Cécile Bart : « Un tableau n’est pas une chose figée et arrêtée »

Par Frédéric Bonnet · Le Journal des Arts

Le 24 mars 2015 - 740 mots

La plasticienne Cécile Bart présente à la galerie Valentin, à Paris, sa dernière installation faite de tableaux-écrans.

À la galerie Valentin, à Paris, Cécile Bart déploie une installation constituée de peintures/écrans, qui introduit notamment de nouvelles compositions en damiers.

Cette exposition présente un nouveau type de travaux prenant la forme de damiers…
Il s’agit de peintures/écrans abstraites qui sont des assemblages de couleurs en damiers. Il est vrai que je me suis fait connaître en peignant surtout des monochromes, mais lorsque j’ai commencé à travailler en 1987, il s’agissait déjà de peintures abstraites, des carrés qui se « baladaient ». Et j’oscillais tout le temps entre des surfaces très libres qui se chevauchaient et sortaient du champ, et à l’inverse une répartition selon une grille très précise. Là, il se trouve que ce sont des damiers. Ils ont des tailles différentes mais sont toujours construits sur la même base, soit des carrés de 50 x 50 cm ; d’autres font 1 x 1 m, 1,5 x 1,5 m, et enfin 2 x 2 m. Je les associe avec des monochromes et avec d’autres peintures/écrans que j’ai appelées les « Diegos » et sont partagées en deux suivant la diagonale, avec deux couleurs différentes.

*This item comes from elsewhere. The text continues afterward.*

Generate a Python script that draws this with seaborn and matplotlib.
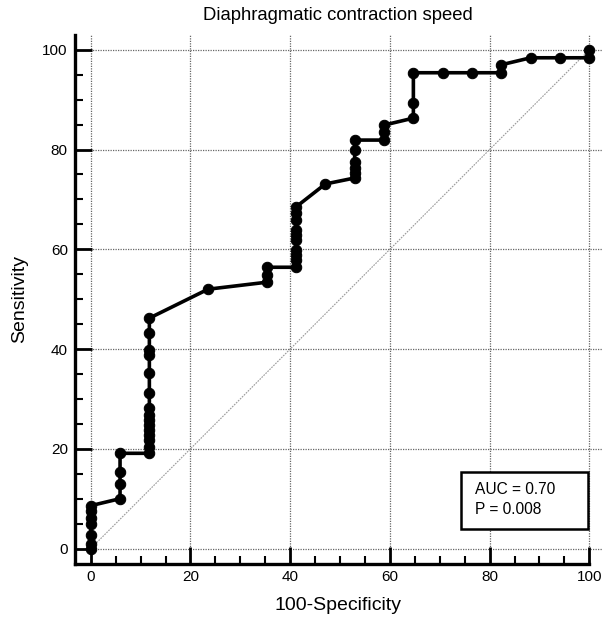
import matplotlib
matplotlib.use("Agg")
import matplotlib.pyplot as plt
from matplotlib.patches import Rectangle
from matplotlib.ticker import MultipleLocator
import pandas as pd
import seaborn as sns

# ROC points (100-Specificity, Sensitivity)
fpr = [0, 0, 0, 0, 0, 0, 0,
       5.88, 5.88, 5.88, 5.88,
       11.76, 11.76, 11.76, 11.76, 11.76, 11.76, 11.76, 11.76,
       11.76, 11.76, 11.76, 11.76, 11.76, 11.76, 11.76,
       23.53,
       35.29, 35.29, 35.29,
       41.18, 41.18, 41.18, 41.18, 41.18, 41.18, 41.18, 41.18, 41.18, 41.18,
       47.06,
       52.94, 52.94, 52.94, 52.94, 52.94, 52.94,
       58.82, 58.82, 58.82,
       64.71, 64.71, 64.71,
       70.59, 76.47, 82.35, 82.35,
       88.24, 94.12, 100, 100]
tpr = [0, 1.0, 2.8, 5.0, 6.2, 7.6, 8.6,
       10.0, 13.0, 15.3, 19.1,
       19.1, 20.3, 21.7, 22.7, 23.7, 24.7, 25.7, 26.7,
       28.1, 31.1, 35.3, 38.8, 39.8, 43.2, 46.2,
       52.0,
       53.4, 54.8, 56.4,
       56.4, 57.8, 58.8, 59.8, 61.8, 62.9, 63.9, 65.9, 67.3, 68.5,
       73.1,
       74.3, 75.3, 76.3, 77.5, 79.9, 81.9,
       81.9, 83.5, 84.9,
       86.3, 89.4, 95.4,
       95.4, 95.4, 95.4, 97.0,
       98.4, 98.4, 98.4, 100]
diag = [0, 100]
ticks = [0, 20, 40, 60, 80, 100]
auc_text = "AUC = 0.70"
p_text = "P = 0.008"

df = pd.DataFrame({"fpr": fpr, "tpr": tpr})

sns.set_style("white", rc={"text.color": "black", "axes.labelcolor": "black",
                           "xtick.color": "black", "ytick.color": "black"})
plt.rcParams["font.family"] = ["Liberation Sans", "DejaVu Sans"]

fig = plt.figure(figsize=(6.03, 6.22), dpi=100)
ax = fig.add_axes([0.124, 0.094, 0.874, 0.850])

# dotted grid and chance diagonal
for t in ticks:
    ax.axhline(t, color="#666666", lw=0.9, ls=(0, (1, 1)), zorder=0)
    ax.axvline(t, color="#666666", lw=0.9, ls=(0, (1, 1)), zorder=0)
ax.plot(diag, diag, color="#999999", lw=0.8, ls=(0, (1.5, 1)), zorder=1)

sns.lineplot(data=df, x="fpr", y="tpr", sort=False, estimator=None,
             color="black", lw=2.6, marker="o", markersize=7.5,
             markeredgecolor="black", ax=ax, zorder=3)

ax.set_xlim(-3.2, 102.5)
ax.set_ylim(-3.0, 103)
ax.set_xticks(ticks)
ax.set_yticks(ticks)
ax.xaxis.set_minor_locator(MultipleLocator(5))
ax.yaxis.set_minor_locator(MultipleLocator(5))
ax.tick_params(which="major", direction="in", length=12, width=2, labelsize=11,
               pad=5, colors="black")
ax.tick_params(which="minor", direction="in", length=6, width=1.5)
ax.tick_params(which="both", left=True, bottom=True)

for side in ["top", "right"]:
    ax.spines[side].set_visible(False)
for side in ["left", "bottom"]:
    ax.spines[side].set_linewidth(2.4)
    ax.spines[side].set_color("black")
ax.spines["bottom"].set_bounds(-3.2, 100)

ax.set_title("Diaphragmatic contraction speed", fontsize=13.3, pad=11)
ax.set_xlabel("100-Specificity", fontsize=14, labelpad=9)
ax.set_ylabel("Sensitivity", fontsize=14, labelpad=10)

# AUC box
ax.add_patch(Rectangle((74.3, 4.0), 25.5, 11.3, fill=True, facecolor="white",
                       edgecolor="black", lw=1.8, zorder=4))
ax.text(77.1, 11.9, auc_text, fontsize=11.2, va="center", ha="left", zorder=5)
ax.text(77.1, 7.8, p_text, fontsize=11.2, va="center", ha="left", zorder=5)

fig.savefig("out.png", dpi=100)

Le positionnement de vos peintures dans l’espace est toujours très réfléchi. Comment avez-vous ici appréhendé l’espace ?
Par une association assez flottante, c’est-à-dire que l’accrochage lui-même n’est pas quelque chose de très rigoureux. Je voulais avoir des peintures/écrans de différentes hauteurs avec, entre elles, des espacements à chaque fois différents également. L’idée était de passer du Damier au Diego au monochrome, puis de nouveau au Damier, etc.

Lorsque vous évoquez cette manière d’accrocher un peu libre, y a-t-il là une contradiction voulue entre cette liberté et le fait que vos formats sont toujours très géométriques et avec des dimensions très régulières et normées ?
Je pense qu’il y a une contradiction voulue et que cela se joue dans la tension, mais aussi dans celle des couleurs. Je conçois souvent une exposition de cette manière, entre des choses qui sont très douces, avec des ponts, des passages, et puis au contraire des ruptures.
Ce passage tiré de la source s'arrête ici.